Demonstran Nilai Pertemuan Xi Jinping-Ma Terlambat
TAIPEI, SATUHARAPAN.COM – Sekelompok demonstran yang menentang pertemuan pemimpin Republik Rakyat Tiongkok Xi Jinping dan Presiden Taiwan, Ma Ying Jeou bertanya-tanya mengapa pertemuan kedua pemimpin digelar tujuh bulan sebelum Ma mengakhiri masa jabatannya.
“Pertemuan kedua presiden (Presiden Tiongkok Xi Jinping dan Presiden Taiwan, Ma Ying Jeou, Red) tanpa persetujuan warga Taiwan. Tapi mungkin Presiden Ma akan bertemu Presiden Xi sesuai dengan inisiatif dia sendiri,” kata Chu Cheng-tai, 56 tahun, yang menonton demonstrasi kecil di sebuah jalan di Taipei hari Kamis (5/11) dan diberitakan Xinhua, Jumat (6/11).

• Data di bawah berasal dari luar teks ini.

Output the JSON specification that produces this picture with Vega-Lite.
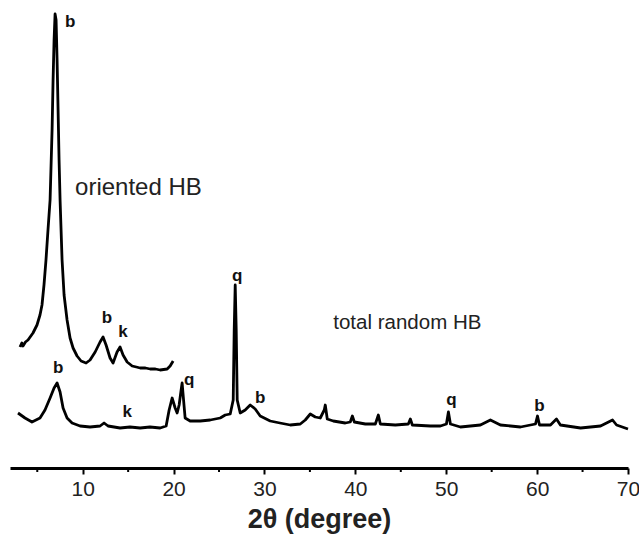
{
  "$schema": "https://vega.github.io/schema/vega-lite/v6.json",
  "width": 618,
  "height": 468,
  "autosize": "none",
  "padding": {"left": 10, "top": 0, "right": 11, "bottom": 67},
  "background": "white",
  "config": {"view": {"stroke": null}},
  "datasets": {
    "curves": [
      {"series": "oriented", "t": 3.10, "i": 121},
      {"series": "oriented", "t": 3.30, "i": 125},
      {"series": "oriented", "t": 3.43, "i": 122},
      {"series": "oriented", "t": 3.70, "i": 126},
      {"series": "oriented", "t": 3.98, "i": 128},
      {"series": "oriented", "t": 4.53, "i": 135},
      {"series": "oriented", "t": 4.97, "i": 143},
      {"series": "oriented", "t": 5.30, "i": 153},
      {"series": "oriented", "t": 5.52, "i": 163},
      {"series": "oriented", "t": 5.74, "i": 183},
      {"series": "oriented", "t": 5.96, "i": 208},
      {"series": "oriented", "t": 6.18, "i": 238},
      {"series": "oriented", "t": 6.41, "i": 268},
      {"series": "oriented", "t": 6.63, "i": 338},
      {"series": "oriented", "t": 6.74, "i": 388},
      {"series": "oriented", "t": 6.85, "i": 428},
      {"series": "oriented", "t": 6.96, "i": 454},
      {"series": "oriented", "t": 7.07, "i": 448},
      {"series": "oriented", "t": 7.18, "i": 408},
      {"series": "oriented", "t": 7.29, "i": 358},
      {"series": "oriented", "t": 7.40, "i": 308},
      {"series": "oriented", "t": 7.51, "i": 268},
      {"series": "oriented", "t": 7.73, "i": 208},
      {"series": "oriented", "t": 7.95, "i": 173},
      {"series": "oriented", "t": 8.28, "i": 148},
      {"series": "oriented", "t": 8.61, "i": 130},
      {"series": "oriented", "t": 8.94, "i": 120},
      {"series": "oriented", "t": 9.38, "i": 112},
      {"series": "oriented", "t": 9.82, "i": 107},
      {"series": "oriented", "t": 10.37, "i": 105},
      {"series": "oriented", "t": 10.81, "i": 108},
      {"series": "oriented", "t": 11.37, "i": 116},
      {"series": "oriented", "t": 11.91, "i": 126},
      {"series": "oriented", "t": 12.24, "i": 131},
      {"series": "oriented", "t": 12.57, "i": 123},
      {"series": "oriented", "t": 13.01, "i": 110},
      {"series": "oriented", "t": 13.34, "i": 105},
      {"series": "oriented", "t": 13.78, "i": 116},
      {"series": "oriented", "t": 14.11, "i": 121},
      {"series": "oriented", "t": 14.44, "i": 113},
      {"series": "oriented", "t": 14.89, "i": 106},
      {"series": "oriented", "t": 15.44, "i": 102},
      {"series": "oriented", "t": 15.90, "i": 101},
      {"series": "oriented", "t": 16.32, "i": 100},
      {"series": "oriented", "t": 16.90, "i": 100},
      {"series": "oriented", "t": 17.42, "i": 99},
      {"series": "oriented", "t": 18.00, "i": 99},
      {"series": "oriented", "t": 18.52, "i": 98},
      {"series": "oriented", "t": 19.29, "i": 99},
      {"series": "oriented", "t": 19.62, "i": 102},
      {"series": "oriented", "t": 19.95, "i": 107},

      {"series": "random", "t": 2.88, "i": 55},
      {"series": "random", "t": 3.65, "i": 50},
      {"series": "random", "t": 4.42, "i": 46},
      {"series": "random", "t": 5.30, "i": 50},
      {"series": "random", "t": 5.85, "i": 58},
      {"series": "random", "t": 6.41, "i": 70},
      {"series": "random", "t": 6.85, "i": 80},
      {"series": "random", "t": 7.18, "i": 85},
      {"series": "random", "t": 7.51, "i": 76},
      {"series": "random", "t": 7.84, "i": 60},
      {"series": "random", "t": 8.28, "i": 50},
      {"series": "random", "t": 8.83, "i": 45},
      {"series": "random", "t": 9.71, "i": 42},
      {"series": "random", "t": 10.81, "i": 41},
      {"series": "random", "t": 11.91, "i": 42},
      {"series": "random", "t": 12.35, "i": 45},
      {"series": "random", "t": 12.79, "i": 42},
      {"series": "random", "t": 14.11, "i": 40},
      {"series": "random", "t": 15.20, "i": 41},
      {"series": "random", "t": 16.32, "i": 40},
      {"series": "random", "t": 17.40, "i": 41},
      {"series": "random", "t": 18.52, "i": 40},
      {"series": "random", "t": 19.18, "i": 42},
      {"series": "random", "t": 19.51, "i": 58},
      {"series": "random", "t": 19.84, "i": 70},
      {"series": "random", "t": 20.17, "i": 60},
      {"series": "random", "t": 20.39, "i": 55},
      {"series": "random", "t": 20.61, "i": 63},
      {"series": "random", "t": 20.83, "i": 78},
      {"series": "random", "t": 20.94, "i": 85},
      {"series": "random", "t": 21.05, "i": 73},
      {"series": "random", "t": 21.27, "i": 50},
      {"series": "random", "t": 21.82, "i": 47},
      {"series": "random", "t": 22.93, "i": 47},
      {"series": "random", "t": 24.03, "i": 48},
      {"series": "random", "t": 25.13, "i": 50},
      {"series": "random", "t": 25.68, "i": 53},
      {"series": "random", "t": 26.23, "i": 54},
      {"series": "random", "t": 26.56, "i": 68},
      {"series": "random", "t": 26.67, "i": 138},
      {"series": "random", "t": 26.78, "i": 183},
      {"series": "random", "t": 26.89, "i": 138},
      {"series": "random", "t": 27.00, "i": 68},
      {"series": "random", "t": 27.33, "i": 55},
      {"series": "random", "t": 27.88, "i": 58},
      {"series": "random", "t": 28.43, "i": 63},
      {"series": "random", "t": 28.98, "i": 59},
      {"series": "random", "t": 29.53, "i": 52},
      {"series": "random", "t": 30.63, "i": 47},
      {"series": "random", "t": 31.70, "i": 45},
      {"series": "random", "t": 32.84, "i": 43},
      {"series": "random", "t": 33.94, "i": 44},
      {"series": "random", "t": 34.49, "i": 48},
      {"series": "random", "t": 35.04, "i": 54},
      {"series": "random", "t": 35.59, "i": 51},
      {"series": "random", "t": 36.14, "i": 50},
      {"series": "random", "t": 36.58, "i": 58},
      {"series": "random", "t": 36.69, "i": 63},
      {"series": "random", "t": 36.91, "i": 49},
      {"series": "random", "t": 37.57, "i": 47},
      {"series": "random", "t": 38.89, "i": 45},
      {"series": "random", "t": 39.44, "i": 46},
      {"series": "random", "t": 39.67, "i": 52},
      {"series": "random", "t": 39.89, "i": 46},
      {"series": "random", "t": 41.10, "i": 44},
      {"series": "random", "t": 42.20, "i": 44},
      {"series": "random", "t": 42.53, "i": 53},
      {"series": "random", "t": 42.75, "i": 44},
      {"series": "random", "t": 44.40, "i": 43},
      {"series": "random", "t": 45.83, "i": 44},
      {"series": "random", "t": 46.05, "i": 49},
      {"series": "random", "t": 46.27, "i": 43},
      {"series": "random", "t": 48.26, "i": 42},
      {"series": "random", "t": 49.36, "i": 42},
      {"series": "random", "t": 50.02, "i": 44},
      {"series": "random", "t": 50.24, "i": 56},
      {"series": "random", "t": 50.46, "i": 44},
      {"series": "random", "t": 51.56, "i": 41},
      {"series": "random", "t": 53.76, "i": 43},
      {"series": "random", "t": 54.86, "i": 48},
      {"series": "random", "t": 55.96, "i": 43},
      {"series": "random", "t": 58.17, "i": 41},
      {"series": "random", "t": 59.82, "i": 44},
      {"series": "random", "t": 60.04, "i": 52},
      {"series": "random", "t": 60.26, "i": 43},
      {"series": "random", "t": 61.47, "i": 43},
      {"series": "random", "t": 62.13, "i": 49},
      {"series": "random", "t": 62.56, "i": 43},
      {"series": "random", "t": 64.78, "i": 40},
      {"series": "random", "t": 66.98, "i": 42},
      {"series": "random", "t": 68.30, "i": 48},
      {"series": "random", "t": 68.74, "i": 43},
      {"series": "random", "t": 70.00, "i": 39}
    ],
    "peaks": [
      {"label": "b", "t": 8.61, "i": 446},
      {"label": "b", "t": 12.68, "i": 150},
      {"label": "k", "t": 14.44, "i": 136},
      {"label": "b", "t": 7.29, "i": 100},
      {"label": "k", "t": 14.89, "i": 56},
      {"label": "q", "t": 21.71, "i": 88},
      {"label": "q", "t": 27.0, "i": 192},
      {"label": "b", "t": 29.53, "i": 70},
      {"label": "q", "t": 50.57, "i": 68},
      {"label": "b", "t": 60.26, "i": 62}
    ],
    "minor": [
      {"t": 5}, {"t": 15}, {"t": 25}, {"t": 35}, {"t": 45}, {"t": 55}, {"t": 65}
    ]
  },
  "layer": [
    {
      "data": {"name": "curves"},
      "mark": {"type": "line", "color": "black", "strokeWidth": 2.8, "strokeJoin": "round"},
      "encoding": {
        "x": {
          "field": "t", "type": "quantitative",
          "scale": {"domain": [2, 70], "nice": false, "zero": false},
          "axis": {
            "values": [10, 20, 30, 40, 50, 60, 70],
            "title": "2θ (degree)",
            "titleFont": "Liberation Sans", "titleFontSize": 27, "titleFontWeight": "bold", "titleColor": "#222",
            "titlePadding": 7,
            "labelFont": "Liberation Sans", "labelFontSize": 21, "labelColor": "#222", "labelPadding": 4,
            "labelFlush": false,
            "domainColor": "black", "domainWidth": 3,
            "tickColor": "black", "tickWidth": 2, "tickSize": 6,
            "grid": false
          }
        },
        "y": {
          "field": "i", "type": "quantitative",
          "scale": {"domain": [0, 468], "nice": false},
          "axis": null
        },
        "detail": {"field": "series"}
      }
    },
    {
      "data": {"name": "minor"},
      "mark": {"type": "rule", "color": "black", "strokeWidth": 2, "clip": false},
      "encoding": {
        "x": {"field": "t", "type": "quantitative"},
        "y": {"datum": 0, "type": "quantitative"},
        "y2": {"datum": -4}
      }
    },
    {
      "data": {"name": "peaks"},
      "mark": {"type": "text", "font": "Liberation Sans", "fontSize": 17, "fontWeight": "bold", "color": "#111", "align": "center", "baseline": "middle"},
      "encoding": {
        "x": {"field": "t", "type": "quantitative"},
        "y": {"field": "i", "type": "quantitative"},
        "text": {"field": "label"}
      }
    },
    {
      "data": {"values": [{"label": "oriented HB", "t": 9.16, "i": 280}]},
      "mark": {"type": "text", "font": "Liberation Sans", "fontSize": 24, "color": "#222", "align": "left", "baseline": "middle"},
      "encoding": {
        "x": {"field": "t", "type": "quantitative"},
        "y": {"field": "i", "type": "quantitative"},
        "text": {"field": "label"}
      }
    },
    {
      "data": {"values": [{"label": "total random HB", "t": 37.57, "i": 145}]},
      "mark": {"type": "text", "font": "Liberation Sans", "fontSize": 20.5, "color": "#222", "align": "left", "baseline": "middle"},
      "encoding": {
        "x": {"field": "t", "type": "quantitative"},
        "y": {"field": "i", "type": "quantitative"},
        "text": {"field": "label"}
      }
    }
  ]
}
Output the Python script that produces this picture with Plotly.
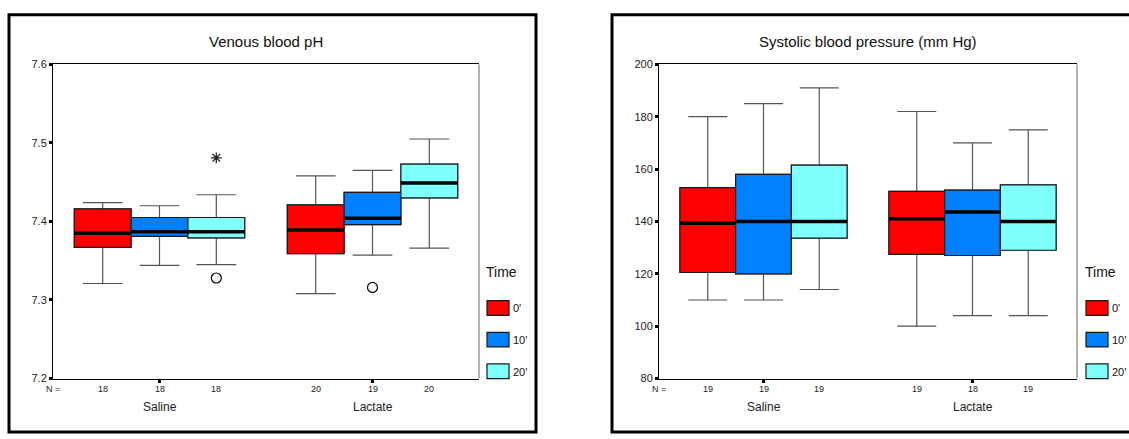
import plotly.graph_objects as go

# ---------------- data ----------------
groups = ["Saline", "Lactate"]
times = ["0'", "10'", "20'"]
time_colors = ["#FF0000", "#0080FF", "#80FFFF"]

# Venous blood pH  (rows = time, columns = group)
ph_lowerfence = [[7.321, 7.308], [7.344, 7.357], [7.345, 7.366]]
ph_q1 = [[7.367, 7.359], [7.381, 7.396], [7.379, 7.430]]
ph_median = [[7.385, 7.389], [7.387, 7.404], [7.387, 7.449]]
ph_q3 = [[7.416, 7.421], [7.405, 7.437], [7.405, 7.473]]
ph_upperfence = [[7.424, 7.458], [7.420, 7.465], [7.434, 7.505]]
ph_n = [[18, 20], [18, 19], [18, 20]]
# outliers: (group index, time index, value)
ph_outliers = [(0, 2, 7.328), (1, 1, 7.316)]
ph_extremes = [(0, 2, 7.481)]

# Systolic blood pressure (mm Hg)
sbp_lowerfence = [[110, 100], [110, 104], [114, 104]]
sbp_q1 = [[120.5, 127.4], [120, 127], [133.6, 129]]
sbp_median = [[139.3, 141], [140, 143.6], [140, 140]]
sbp_q3 = [[152.9, 151.5], [158, 152], [161.5, 154]]
sbp_upperfence = [[180, 182], [185, 170], [191, 175]]
sbp_n = [[19, 19], [19, 18], [19, 19]]
sbp_outliers = []
sbp_extremes = []

panel_titles = ["Venous blood pH", "Systolic blood pressure (mm Hg)"]
legend_title = "Time"

# ---------------- layout constants ----------------
W, H = 1129, 439
FONT = "Liberation Sans, Arial, sans-serif"
BOXW = 0.8 / len(times)


def px_x(p):
    return p / W


def px_y(p):
    return 1 - p / H


def pos(g, t):
    return g + (t - (len(times) - 1) / 2) * BOXW


fig = go.Figure()

panels = [
    dict(xa="x", ya="y", lf=ph_lowerfence, q1=ph_q1, md=ph_median, q3=ph_q3,
         uf=ph_upperfence, n=ph_n, out=ph_outliers, ext=ph_extremes,
         xdom=[px_x(53), px_x(479)], yrange=[7.2, 7.6], dtick=0.1, fmt=".1f",
         frame=[9, 536], legx=484),
    dict(xa="x2", ya="y2", lf=sbp_lowerfence, q1=sbp_q1, md=sbp_median, q3=sbp_q3,
         uf=sbp_upperfence, n=sbp_n, out=sbp_outliers, ext=sbp_extremes,
         xdom=[px_x(659), px_x(1077)], yrange=[80, 200], dtick=20, fmt="d",
         frame=[612, 1160], legx=1083),
]

annotations = []
shapes = []
ydom = [px_y(383), px_y(60)]


def ann(**kw):
    d = dict(showarrow=False, xanchor="center", yanchor="middle")
    d.update(kw)
    annotations.append(d)


for pi, P in enumerate(panels):
    for t, tname in enumerate(times):
        xs = [pos(g, t) for g in range(len(groups))]
        # whiskers (gray)
        fig.add_trace(go.Box(
            x=xs, q1=P["q1"][t], median=P["md"][t], q3=P["q3"][t],
            lowerfence=P["lf"][t], upperfence=P["uf"][t],
            width=BOXW, whiskerwidth=0.7, fillcolor=time_colors[t],
            line=dict(color="#555555", width=1.2), boxpoints=False,
            name=tname, xaxis=P["xa"], yaxis=P["ya"], showlegend=False,
            hoverinfo="skip"))
        # box body (dark outline)
        fig.add_trace(go.Box(
            x=xs, q1=P["q1"][t], median=P["md"][t], q3=P["q3"][t],
            lowerfence=P["q1"][t], upperfence=P["q3"][t],
            width=BOXW, whiskerwidth=0.7, fillcolor=time_colors[t],
            line=dict(color="#1a1a1a", width=1.2), boxpoints=False,
            name=tname, xaxis=P["xa"], yaxis=P["ya"], showlegend=False,
            hoverinfo="skip"))
        # thick median
        mx, my = [], []
        for g in range(len(groups)):
            mx += [xs[g] - BOXW / 2, xs[g] + BOXW / 2, None]
            my += [P["md"][t][g], P["md"][t][g], None]
        fig.add_trace(go.Scatter(
            x=mx, y=my, mode="lines", line=dict(color="black", width=3.5),
            xaxis=P["xa"], yaxis=P["ya"], showlegend=False, hoverinfo="skip"))
        # N counts
        for g in range(len(groups)):
            ann(x=xs[g], y=px_y(394), xref=P["xa"], yref="paper",
                text=str(P["n"][t][g]),
                font=dict(size=9, color="#222", family=FONT))
    # outliers
    if P["out"]:
        fig.add_trace(go.Scatter(
            x=[pos(g, t) for g, t, v in P["out"]], y=[v for g, t, v in P["out"]],
            mode="markers", marker=dict(symbol="circle-open", size=10, color="black",
                                        line=dict(color="black", width=1.2)),
            xaxis=P["xa"], yaxis=P["ya"], showlegend=False, hoverinfo="skip"))
    if P["ext"]:
        fig.add_trace(go.Scatter(
            x=[pos(g, t) for g, t, v in P["ext"]], y=[v for g, t, v in P["ext"]],
            mode="markers", marker=dict(symbol="asterisk-open", size=9, color="#222",
                                        line=dict(color="#222", width=1.3)),
            xaxis=P["xa"], yaxis=P["ya"], showlegend=False, hoverinfo="skip"))

    # group labels and N =
    for g, gname in enumerate(groups):
        ann(x=g, y=px_y(412), xref=P["xa"], yref="paper", text=gname,
            font=dict(size=12, color="#222", family=FONT))
    ann(x=P["xdom"][0], y=px_y(394), xref="paper", yref="paper", text="N =",
        font=dict(size=9, color="#222", family=FONT))
    # title
    ann(x=sum(P["xdom"]) / 2, y=px_y(36), xref="paper", yref="paper",
        text=panel_titles[pi], font=dict(size=15, color="#111", family=FONT))
    # outer frame
    shapes.append(dict(type="rect", xref="paper", yref="paper",
                       x0=px_x(P["frame"][0]), x1=px_x(P["frame"][1]),
                       y0=px_y(438), y1=px_y(9),
                       line=dict(color="black", width=3)))
    # gray right edge of plot area
    shapes.append(dict(type="line", xref=P["xa"] + " domain", yref=P["ya"] + " domain",
                       x0=1, x1=1, y0=0, y1=1, line=dict(color="#666666", width=1)))
    # legend
    lx = P["legx"]
    ann(x=px_x(lx), y=px_y(273), xref="paper", yref="paper", text=legend_title,
        xanchor="left", font=dict(size=14, color="#111", family=FONT))
    for t, tname in enumerate(times):
        top = 303 + t * 32.5
        shapes.append(dict(type="rect", xref="paper", yref="paper",
                           x0=px_x(lx + 3), x1=px_x(lx + 25),
                           y0=px_y(top + 15), y1=px_y(top),
                           fillcolor=time_colors[t],
                           line=dict(color="#1a1a1a", width=1.2)))
        ann(x=px_x(lx + 27), y=px_y(top + 8), xref="paper", yref="paper",
            text=tname, xanchor="left",
            font=dict(size=11, color="#111", family=FONT))

axis_common = dict(showgrid=False, zeroline=False, showline=True,
                   linecolor="black", linewidth=1,
                   ticks="outside", ticklen=3, tickwidth=3, tickcolor="black")

layout_axes = {}
for pi, P in enumerate(panels):
    sx = "" if pi == 0 else str(pi + 1)
    layout_axes["xaxis" + sx] = dict(
        domain=P["xdom"], range=[-0.5, len(groups) - 0.5], tickvals=list(range(len(groups))),
        showticklabels=False, anchor="y" + sx, fixedrange=True, mirror=True,
        **axis_common)
    layout_axes["yaxis" + sx] = dict(
        domain=ydom, range=P["yrange"], dtick=P["dtick"], tickformat=P["fmt"],
        anchor="x" + sx, tickfont=dict(size=11, color="#222", family=FONT),
        fixedrange=True, mirror=False, **axis_common)

fig.update_layout(
    width=W, height=H, margin=dict(l=0, r=0, t=0, b=0),
    paper_bgcolor="white", plot_bgcolor="white", showlegend=False,
    boxmode="overlay", annotations=annotations, shapes=shapes,
    font=dict(family=FONT), **layout_axes)

fig.write_html(
    "out.html",
    config={"responsive": False, "displayModeBar": False},
    post_script="document.body.style.margin='0';document.body.style.padding='0';"
                "document.body.style.overflow='hidden';",
)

Chu bertanya-tanya apakah kedua pemimpin itu akan menandatangani suatu kesepakatan rahasia. Chu khawatir bila presiden Taiwan itu mungkin akan menggunakan posisinya untuk menyetujui sesuatu secara pribadi atau membuat janji-janji dengan Tiongkok. “Sebagian warga (Taiwan, Red) bahkan khawatir Ma Ying Jeou mungkin akan menjual negara ini ke Tiongkok,” Chu menambahkan.
Beberapa hari lalu, Amerika Serikat (AS) menyambut baik rencana pertemuan pemimpin Tiongkok dan Taiwan di Singapura pada Sabtu (7/11).
“Kami menyambut baik langkah kedua pihak untuk mencoba menurunkan ketegangan dan meningkatkan hubungan," kata juru bicara Gedung Putih, Josh Earnest, pada hari Selasa (3/11).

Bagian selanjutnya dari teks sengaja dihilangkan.